What needs to be done: Copy everything in the data below exactly except the pictures.
________
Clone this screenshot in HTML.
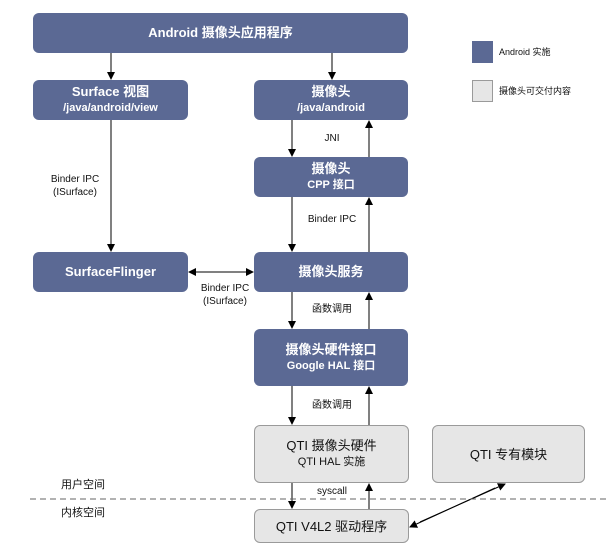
<!DOCTYPE html>
<html><head><meta charset="utf-8"><style>
body{margin:0;width:616px;height:556px;background:#fff;position:relative;font-family:"Liberation Sans","Noto Sans CJK SC",sans-serif;overflow:hidden}
.b{position:absolute;background:#5b6994;color:#fff;border-radius:6px;text-align:center;font-weight:bold;font-size:12px;display:flex;flex-direction:column;justify-content:center;line-height:16px}
.b small{font-size:11px}
.g{position:absolute;background:#e6e6e6;border:1px solid #9a9a9a;color:#111;border-radius:6px;text-align:center;font-size:12px;display:flex;flex-direction:column;justify-content:center;line-height:17px;box-sizing:border-box}
.t{position:absolute;font-size:10px;color:#111;text-align:center;line-height:13px}
svg{position:absolute;left:0;top:0}
</style></head><body>
<div class="b" style="left:33px;top:13px;width:375px;height:40px;font-size:13px">Android 摄像头应用程序</div>
<div class="b" style="left:33px;top:80px;width:155px;height:40px"><span style="font-size:13px">Surface 视图</span><small>/java/android/view</small></div>
<div class="b" style="left:254px;top:80px;width:154px;height:40px"><span style="font-size:13px">摄像头</span><small>/java/android</small></div>
<div class="b" style="left:254px;top:157px;width:154px;height:40px"><span style="font-size:13px">摄像头</span><small>CPP 接口</small></div>
<div class="b" style="left:33px;top:252px;width:155px;height:40px;font-size:13px">SurfaceFlinger</div>
<div class="b" style="left:254px;top:252px;width:154px;height:40px;font-size:13px">摄像头服务</div>
<div class="b" style="left:254px;top:329px;width:154px;height:57px"><span style="font-size:13px">摄像头硬件接口</span><small>Google HAL 接口</small></div>
<div class="g" style="left:254px;top:425px;width:155px;height:58px"><span style="font-size:13px">QTI 摄像头硬件</span><span style="font-size:11px">QTI HAL 实施</span></div>
<div class="g" style="left:432px;top:425px;width:153px;height:58px;font-size:13px">QTI 专有模块</div>
<div class="g" style="left:254px;top:509px;width:155px;height:34px;font-size:13px">QTI V4L2 驱动程序</div>
<div style="position:absolute;left:472px;top:41px;width:21px;height:22px;background:#5b6994"></div>
<div style="position:absolute;left:472px;top:80px;width:19px;height:20px;background:#e6e6e6;border:1px solid #9a9a9a"></div>
<div class="t" style="left:499px;top:46px;text-align:left;font-size:9px">Android 实施</div>
<div class="t" style="left:499px;top:85px;text-align:left;font-size:9px">摄像头可交付内容</div>
<div class="t" style="left:40px;top:173px;width:70px">Binder IPC<br>(ISurface)</div>
<div class="t" style="left:317px;top:132px;width:30px">JNI</div>
<div class="t" style="left:297px;top:213px;width:70px">Binder IPC</div>
<div class="t" style="left:190px;top:282px;width:70px">Binder IPC<br>(ISurface)</div>
<div class="t" style="left:297px;top:303px;width:70px">函数调用</div>
<div class="t" style="left:297px;top:399px;width:70px">函数调用</div>
<div class="t" style="left:297px;top:485px;width:70px">syscall</div>
<div class="t" style="left:61px;top:479px;font-size:11px;text-align:left">用户空间</div>
<div class="t" style="left:61px;top:507px;font-size:11px;text-align:left">内核空间</div>
<svg width="616" height="556">
<defs><marker id="a" markerWidth="8" markerHeight="8" refX="7" refY="4" orient="auto" markerUnits="userSpaceOnUse"><path d="M0,0L8,4L0,8z" fill="#000"/></marker></defs>
<g stroke="#000" stroke-width="1" fill="none">
<line x1="111" y1="53" x2="111" y2="79" marker-end="url(#a)"/>
<line x1="332" y1="53" x2="332" y2="79" marker-end="url(#a)"/>
<line x1="111" y1="120" x2="111" y2="251" marker-end="url(#a)"/>
<line x1="292" y1="120" x2="292" y2="156" marker-end="url(#a)"/>
<line x1="369" y1="157" x2="369" y2="121" marker-end="url(#a)"/>
<line x1="292" y1="197" x2="292" y2="251" marker-end="url(#a)"/>
<line x1="369" y1="252" x2="369" y2="198" marker-end="url(#a)"/>
<line x1="292" y1="292" x2="292" y2="328" marker-end="url(#a)"/>
<line x1="369" y1="329" x2="369" y2="293" marker-end="url(#a)"/>
<line x1="292" y1="386" x2="292" y2="424" marker-end="url(#a)"/>
<line x1="369" y1="425" x2="369" y2="387" marker-end="url(#a)"/>
<line x1="292" y1="483" x2="292" y2="508" marker-end="url(#a)"/>
<line x1="369" y1="509" x2="369" y2="484" marker-end="url(#a)"/>
<line x1="200" y1="272" x2="253" y2="272" marker-end="url(#a)"/>
<line x1="245" y1="272" x2="189" y2="272" marker-end="url(#a)"/>
<line x1="420" y1="522" x2="505" y2="484" marker-end="url(#a)"/>
<line x1="495" y1="488" x2="410" y2="527" marker-end="url(#a)"/>
<line x1="30" y1="499" x2="608" y2="499" stroke="#666" stroke-dasharray="6,4"/>
</g></svg>
</body></html>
________
Answer to this exercise:
Clone this screenshot in HTML.
<!DOCTYPE html>
<html><head><meta charset="utf-8"><style>
body{margin:0;width:616px;height:556px;background:#fff;position:relative;font-family:"Liberation Sans","Noto Sans CJK SC",sans-serif;overflow:hidden}
.b{position:absolute;background:#5b6994;color:#fff;border-radius:6px;text-align:center;font-weight:bold;font-size:12px;display:flex;flex-direction:column;justify-content:center;line-height:16px}
.b small{font-size:11px}
.g{position:absolute;background:#e6e6e6;border:1px solid #9a9a9a;color:#111;border-radius:6px;text-align:center;font-size:12px;display:flex;flex-direction:column;justify-content:center;line-height:17px;box-sizing:border-box}
.t{position:absolute;font-size:10px;color:#111;text-align:center;line-height:13px}
svg{position:absolute;left:0;top:0}
</style></head><body>
<div class="b" style="left:33px;top:13px;width:375px;height:40px;font-size:13px">Android 摄像头应用程序</div>
<div class="b" style="left:33px;top:80px;width:155px;height:40px"><span style="font-size:13px">Surface 视图</span><small>/java/android/view</small></div>
<div class="b" style="left:254px;top:80px;width:154px;height:40px"><span style="font-size:13px">摄像头</span><small>/java/android</small></div>
<div class="b" style="left:254px;top:157px;width:154px;height:40px"><span style="font-size:13px">摄像头</span><small>CPP 接口</small></div>
<div class="b" style="left:33px;top:252px;width:155px;height:40px;font-size:13px">SurfaceFlinger</div>
<div class="b" style="left:254px;top:252px;width:154px;height:40px;font-size:13px">摄像头服务</div>
<div class="b" style="left:254px;top:329px;width:154px;height:57px"><span style="font-size:13px">摄像头硬件接口</span><small>Google HAL 接口</small></div>
<div class="g" style="left:254px;top:425px;width:155px;height:58px"><span style="font-size:13px">QTI 摄像头硬件</span><span style="font-size:11px">QTI HAL 实施</span></div>
<div class="g" style="left:432px;top:425px;width:153px;height:58px;font-size:13px">QTI 专有模块</div>
<div class="g" style="left:254px;top:509px;width:155px;height:34px;font-size:13px">QTI V4L2 驱动程序</div>
<div style="position:absolute;left:472px;top:41px;width:21px;height:22px;background:#5b6994"></div>
<div style="position:absolute;left:472px;top:80px;width:19px;height:20px;background:#e6e6e6;border:1px solid #9a9a9a"></div>
<div class="t" style="left:499px;top:46px;text-align:left;font-size:9px">Android 实施</div>
<div class="t" style="left:499px;top:85px;text-align:left;font-size:9px">摄像头可交付内容</div>
<div class="t" style="left:40px;top:173px;width:70px">Binder IPC<br>(ISurface)</div>
<div class="t" style="left:317px;top:132px;width:30px">JNI</div>
<div class="t" style="left:297px;top:213px;width:70px">Binder IPC</div>
<div class="t" style="left:190px;top:282px;width:70px">Binder IPC<br>(ISurface)</div>
<div class="t" style="left:297px;top:303px;width:70px">函数调用</div>
<div class="t" style="left:297px;top:399px;width:70px">函数调用</div>
<div class="t" style="left:297px;top:485px;width:70px">syscall</div>
<div class="t" style="left:61px;top:479px;font-size:11px;text-align:left">用户空间</div>
<div class="t" style="left:61px;top:507px;font-size:11px;text-align:left">内核空间</div>
<svg width="616" height="556">
<defs><marker id="a" markerWidth="8" markerHeight="8" refX="7" refY="4" orient="auto" markerUnits="userSpaceOnUse"><path d="M0,0L8,4L0,8z" fill="#000"/></marker></defs>
<g stroke="#000" stroke-width="1" fill="none">
<line x1="111" y1="53" x2="111" y2="79" marker-end="url(#a)"/>
<line x1="332" y1="53" x2="332" y2="79" marker-end="url(#a)"/>
<line x1="111" y1="120" x2="111" y2="251" marker-end="url(#a)"/>
<line x1="292" y1="120" x2="292" y2="156" marker-end="url(#a)"/>
<line x1="369" y1="157" x2="369" y2="121" marker-end="url(#a)"/>
<line x1="292" y1="197" x2="292" y2="251" marker-end="url(#a)"/>
<line x1="369" y1="252" x2="369" y2="198" marker-end="url(#a)"/>
<line x1="292" y1="292" x2="292" y2="328" marker-end="url(#a)"/>
<line x1="369" y1="329" x2="369" y2="293" marker-end="url(#a)"/>
<line x1="292" y1="386" x2="292" y2="424" marker-end="url(#a)"/>
<line x1="369" y1="425" x2="369" y2="387" marker-end="url(#a)"/>
<line x1="292" y1="483" x2="292" y2="508" marker-end="url(#a)"/>
<line x1="369" y1="509" x2="369" y2="484" marker-end="url(#a)"/>
<line x1="200" y1="272" x2="253" y2="272" marker-end="url(#a)"/>
<line x1="245" y1="272" x2="189" y2="272" marker-end="url(#a)"/>
<line x1="420" y1="522" x2="505" y2="484" marker-end="url(#a)"/>
<line x1="495" y1="488" x2="410" y2="527" marker-end="url(#a)"/>
<line x1="30" y1="499" x2="608" y2="499" stroke="#666" stroke-dasharray="6,4"/>
</g></svg>
</body></html>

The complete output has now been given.